## Begin SUPPLIED MATERIAL
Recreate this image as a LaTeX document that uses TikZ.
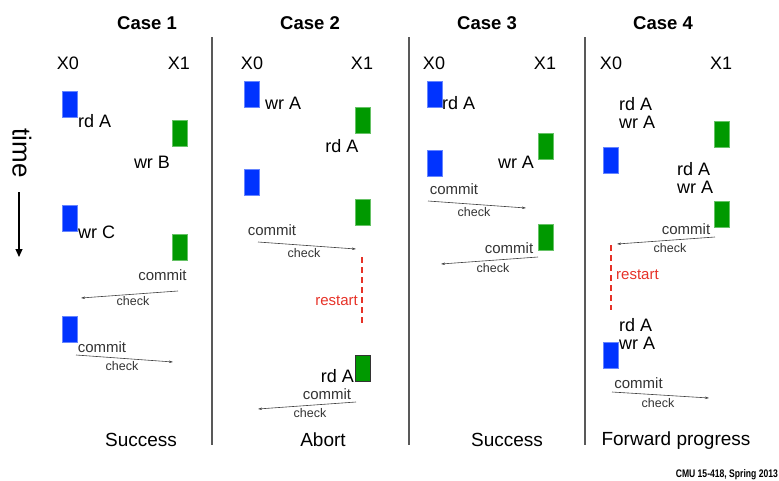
\documentclass[tikz,border=0pt]{standalone}
\usepackage{fontspec}
\setmainfont{Liberation Sans}
\usetikzlibrary{arrows.meta}
\definecolor{xblue}{RGB}{0,51,255}
\definecolor{xgreen}{RGB}{0,153,0}
\definecolor{xred}{RGB}{230,50,40}
\begin{document}
\begin{tikzpicture}[x=1pt,y=-1pt,
  blk/.style={minimum width=15pt,minimum height=26pt,inner sep=0pt,line width=0.8pt},
  bluebox/.style={blk,fill=xblue,draw=xblue!60!white},
  greenbox/.style={blk,fill=xgreen,draw=xgreen!60!white},
  title/.style={inner sep=0pt,font=\fontsize{18.5}{20}\selectfont\bfseries},
  proc/.style={inner sep=0pt,font=\fontsize{18}{20}\selectfont},
  op/.style={inner sep=0pt,font=\fontsize{18}{18}\selectfont,align=left},
  cmt/.style={inner sep=0pt,text=black!80,font=\fontsize{15}{16}\selectfont},
  chk/.style={inner sep=0pt,text=black!80,font=\fontsize{12.5}{13}\selectfont},
  res/.style={inner sep=0pt,font=\fontsize{19}{20}\selectfont},
  msg/.style={black!75,line width=0.6pt,-{Stealth[length=4pt,width=2.5pt]}},
  sep/.style={black!65,line width=1.4pt},
  rst/.style={xred,line width=1.1pt,dash pattern=on 6pt off 4pt}]
\useasboundingbox (0,0) rectangle (779,480);
% separators
\draw[sep] (212,37) -- (212,445);
\draw[sep] (409,37) -- (409,445);
\draw[sep] (585,37) -- (585,445);
% time axis
\node[rotate=-90,inner sep=0pt,font=\fontsize{26}{26}\selectfont] (time) at (22,153) {time};
\coordinate (t0) at (19,192);
\coordinate (t1) at (19,257);
\draw[line width=1.2pt,-{Triangle[length=8pt,width=7pt]}] (t0) -- (t1);

% Case 1
\node[title] (c1) at (147,23) {Case 1};
\node[proc] (c1x0) at (68,63) {X0};
\node[proc] (c1x1) at (179,63) {X1};
\node[bluebox] (b11) at (69.5,104) {};
\node[op,anchor=west] (o11) at (78,121) {rd A};
\node[greenbox] (g11) at (180,133.5) {};
\node[op] (o12) at (152,162) {wr B};
\node[bluebox] (b12) at (69.5,218) {};
\node[op,anchor=west] (o13) at (78,232) {wr C};
\node[greenbox] (g12) at (180,247.5) {};
\node[cmt] (m11) at (162.5,275) {commit};
\coordinate (a11) at (178,291);
\coordinate (a12) at (81,298);
\draw[msg] (a11) -- (a12);
\node[chk] (k11) at (133,301) {check};
\node[bluebox] (b13) at (69.5,329) {};
\node[cmt] (m12) at (102,347) {commit};
\coordinate (a13) at (76,355);
\coordinate (a14) at (173,362);
\draw[msg] (a13) -- (a14);
\node[chk] (k12) at (122,366) {check};
\node[res] (r1) at (141,440) {Success};

% Case 2
\node[title] (c2) at (310,23) {Case 2};
\node[proc] (c2x0) at (252,63) {X0};
\node[proc] (c2x1) at (362,63) {X1};
\node[bluebox] (b21) at (252,94) {};
\node[op,anchor=west] (o21) at (265,103) {wr A};
\node[greenbox] (g21) at (363,120) {};
\node[op] (o22) at (342,146) {rd A};
\node[bluebox] (b22) at (252,182.5) {};
\node[greenbox] (g22) at (363,212) {};
\node[cmt] (m21) at (272,230) {commit};
\coordinate (a21) at (258,242);
\coordinate (a22) at (356,249);
\draw[msg] (a21) -- (a22);
\node[chk] (k21) at (304,253) {check};
\coordinate (d21) at (362,257);
\coordinate (d22) at (362,323);
\draw[rst] (d21) -- (d22);
\node[cmt,text=xred,anchor=east] (s21) at (358,301) {restart};
\node[blk,fill=xgreen,draw=black!80] (g23) at (363,368.5) {};
\node[op,anchor=east] (o23) at (354,376) {rd A};
\node[cmt] (m22) at (327,394) {commit};
\coordinate (a23) at (356,402);
\coordinate (a24) at (258,409);
\draw[msg] (a23) -- (a24);
\node[chk] (k22) at (310,413) {check};
\node[res] (r2) at (323,440) {Abort};

% Case 3
\node[title] (c3) at (487,23) {Case 3};
\node[proc] (c3x0) at (434,63) {X0};
\node[proc] (c3x1) at (545,63) {X1};
\node[bluebox] (b31) at (435,94) {};
\node[op,anchor=west] (o31) at (442,103) {rd A};
\node[greenbox] (g31) at (545.5,146) {};
\node[op] (o32) at (516,162) {wr A};
\node[bluebox] (b32) at (435,163) {};
\node[cmt] (m31) at (454,189) {commit};
\coordinate (a31) at (428,201);
\coordinate (a32) at (526,208);
\draw[msg] (a31) -- (a32);
\node[chk] (k31) at (474,212) {check};
\node[greenbox] (g32) at (545.5,237.5) {};
\node[cmt] (m32) at (509,248) {commit};
\coordinate (a33) at (538,257);
\coordinate (a34) at (441,264);
\draw[msg] (a33) -- (a34);
\node[chk] (k32) at (493,268) {check};
\node[res] (r3) at (507,440) {Success};

% Case 4
\node[title] (c4) at (663,23) {Case 4};
\node[proc] (c4x0) at (611,63) {X0};
\node[proc] (c4x1) at (721,63) {X1};
\node[op,anchor=west] (o41) at (619,113) {rd A\\wr A};
\node[greenbox] (g41) at (722,134) {};
\node[bluebox] (b41) at (611,160) {};
\node[op,anchor=west] (o42) at (677,178) {rd A\\wr A};
\node[greenbox] (g42) at (722,214.5) {};
\node[cmt] (m41) at (686,229) {commit};
\coordinate (a41) at (715,237);
\coordinate (a42) at (617,244);
\draw[msg] (a41) -- (a42);
\node[chk] (k41) at (670,248) {check};
\coordinate (d41) at (611,245);
\coordinate (d42) at (611,310);
\draw[rst] (d41) -- (d42);
\node[cmt,text=xred,anchor=west] (s41) at (616,275) {restart};
\node[op,anchor=west] (o43) at (619,334) {rd A\\wr A};
\node[bluebox] (b42) at (611,355) {};
\node[cmt] (m42) at (638.5,383) {commit};
\coordinate (a43) at (612,392);
\coordinate (a44) at (709,398);
\draw[msg] (a43) -- (a44);
\node[chk] (k42) at (658,403) {check};
\node[res] (r4) at (676,441) {Forward progress};

% footer
\node[anchor=east,inner sep=0pt,xscale=0.78,font=\fontsize{11}{11}\selectfont\bfseries] (foot) at (778,475) {CMU 15-418, Spring 2013};
\end{tikzpicture}
\end{document}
## End SUPPLIED MATERIAL
WHAT TO PRODUCE: Copy out all the data exactly; skip the pictures.

THE RESPONSE:
Recreate this image as a LaTeX document that uses TikZ.
\documentclass[tikz,border=0pt]{standalone}
\usepackage{fontspec}
\setmainfont{Liberation Sans}
\usetikzlibrary{arrows.meta}
\definecolor{xblue}{RGB}{0,51,255}
\definecolor{xgreen}{RGB}{0,153,0}
\definecolor{xred}{RGB}{230,50,40}
\begin{document}
\begin{tikzpicture}[x=1pt,y=-1pt,
  blk/.style={minimum width=15pt,minimum height=26pt,inner sep=0pt,line width=0.8pt},
  bluebox/.style={blk,fill=xblue,draw=xblue!60!white},
  greenbox/.style={blk,fill=xgreen,draw=xgreen!60!white},
  title/.style={inner sep=0pt,font=\fontsize{18.5}{20}\selectfont\bfseries},
  proc/.style={inner sep=0pt,font=\fontsize{18}{20}\selectfont},
  op/.style={inner sep=0pt,font=\fontsize{18}{18}\selectfont,align=left},
  cmt/.style={inner sep=0pt,text=black!80,font=\fontsize{15}{16}\selectfont},
  chk/.style={inner sep=0pt,text=black!80,font=\fontsize{12.5}{13}\selectfont},
  res/.style={inner sep=0pt,font=\fontsize{19}{20}\selectfont},
  msg/.style={black!75,line width=0.6pt,-{Stealth[length=4pt,width=2.5pt]}},
  sep/.style={black!65,line width=1.4pt},
  rst/.style={xred,line width=1.1pt,dash pattern=on 6pt off 4pt}]
\useasboundingbox (0,0) rectangle (779,480);
% separators
\draw[sep] (212,37) -- (212,445);
\draw[sep] (409,37) -- (409,445);
\draw[sep] (585,37) -- (585,445);
% time axis
\node[rotate=-90,inner sep=0pt,font=\fontsize{26}{26}\selectfont] (time) at (22,153) {time};
\coordinate (t0) at (19,192);
\coordinate (t1) at (19,257);
\draw[line width=1.2pt,-{Triangle[length=8pt,width=7pt]}] (t0) -- (t1);

% Case 1
\node[title] (c1) at (147,23) {Case 1};
\node[proc] (c1x0) at (68,63) {X0};
\node[proc] (c1x1) at (179,63) {X1};
\node[bluebox] (b11) at (69.5,104) {};
\node[op,anchor=west] (o11) at (78,121) {rd A};
\node[greenbox] (g11) at (180,133.5) {};
\node[op] (o12) at (152,162) {wr B};
\node[bluebox] (b12) at (69.5,218) {};
\node[op,anchor=west] (o13) at (78,232) {wr C};
\node[greenbox] (g12) at (180,247.5) {};
\node[cmt] (m11) at (162.5,275) {commit};
\coordinate (a11) at (178,291);
\coordinate (a12) at (81,298);
\draw[msg] (a11) -- (a12);
\node[chk] (k11) at (133,301) {check};
\node[bluebox] (b13) at (69.5,329) {};
\node[cmt] (m12) at (102,347) {commit};
\coordinate (a13) at (76,355);
\coordinate (a14) at (173,362);
\draw[msg] (a13) -- (a14);
\node[chk] (k12) at (122,366) {check};
\node[res] (r1) at (141,440) {Success};

% Case 2
\node[title] (c2) at (310,23) {Case 2};
\node[proc] (c2x0) at (252,63) {X0};
\node[proc] (c2x1) at (362,63) {X1};
\node[bluebox] (b21) at (252,94) {};
\node[op,anchor=west] (o21) at (265,103) {wr A};
\node[greenbox] (g21) at (363,120) {};
\node[op] (o22) at (342,146) {rd A};
\node[bluebox] (b22) at (252,182.5) {};
\node[greenbox] (g22) at (363,212) {};
\node[cmt] (m21) at (272,230) {commit};
\coordinate (a21) at (258,242);
\coordinate (a22) at (356,249);
\draw[msg] (a21) -- (a22);
\node[chk] (k21) at (304,253) {check};
\coordinate (d21) at (362,257);
\coordinate (d22) at (362,323);
\draw[rst] (d21) -- (d22);
\node[cmt,text=xred,anchor=east] (s21) at (358,301) {restart};
\node[blk,fill=xgreen,draw=black!80] (g23) at (363,368.5) {};
\node[op,anchor=east] (o23) at (354,376) {rd A};
\node[cmt] (m22) at (327,394) {commit};
\coordinate (a23) at (356,402);
\coordinate (a24) at (258,409);
\draw[msg] (a23) -- (a24);
\node[chk] (k22) at (310,413) {check};
\node[res] (r2) at (323,440) {Abort};

% Case 3
\node[title] (c3) at (487,23) {Case 3};
\node[proc] (c3x0) at (434,63) {X0};
\node[proc] (c3x1) at (545,63) {X1};
\node[bluebox] (b31) at (435,94) {};
\node[op,anchor=west] (o31) at (442,103) {rd A};
\node[greenbox] (g31) at (545.5,146) {};
\node[op] (o32) at (516,162) {wr A};
\node[bluebox] (b32) at (435,163) {};
\node[cmt] (m31) at (454,189) {commit};
\coordinate (a31) at (428,201);
\coordinate (a32) at (526,208);
\draw[msg] (a31) -- (a32);
\node[chk] (k31) at (474,212) {check};
\node[greenbox] (g32) at (545.5,237.5) {};
\node[cmt] (m32) at (509,248) {commit};
\coordinate (a33) at (538,257);
\coordinate (a34) at (441,264);
\draw[msg] (a33) -- (a34);
\node[chk] (k32) at (493,268) {check};
\node[res] (r3) at (507,440) {Success};

% Case 4
\node[title] (c4) at (663,23) {Case 4};
\node[proc] (c4x0) at (611,63) {X0};
\node[proc] (c4x1) at (721,63) {X1};
\node[op,anchor=west] (o41) at (619,113) {rd A\\wr A};
\node[greenbox] (g41) at (722,134) {};
\node[bluebox] (b41) at (611,160) {};
\node[op,anchor=west] (o42) at (677,178) {rd A\\wr A};
\node[greenbox] (g42) at (722,214.5) {};
\node[cmt] (m41) at (686,229) {commit};
\coordinate (a41) at (715,237);
\coordinate (a42) at (617,244);
\draw[msg] (a41) -- (a42);
\node[chk] (k41) at (670,248) {check};
\coordinate (d41) at (611,245);
\coordinate (d42) at (611,310);
\draw[rst] (d41) -- (d42);
\node[cmt,text=xred,anchor=west] (s41) at (616,275) {restart};
\node[op,anchor=west] (o43) at (619,334) {rd A\\wr A};
\node[bluebox] (b42) at (611,355) {};
\node[cmt] (m42) at (638.5,383) {commit};
\coordinate (a43) at (612,392);
\coordinate (a44) at (709,398);
\draw[msg] (a43) -- (a44);
\node[chk] (k42) at (658,403) {check};
\node[res] (r4) at (676,441) {Forward progress};

% footer
\node[anchor=east,inner sep=0pt,xscale=0.78,font=\fontsize{11}{11}\selectfont\bfseries] (foot) at (778,475) {CMU 15-418, Spring 2013};
\end{tikzpicture}
\end{document}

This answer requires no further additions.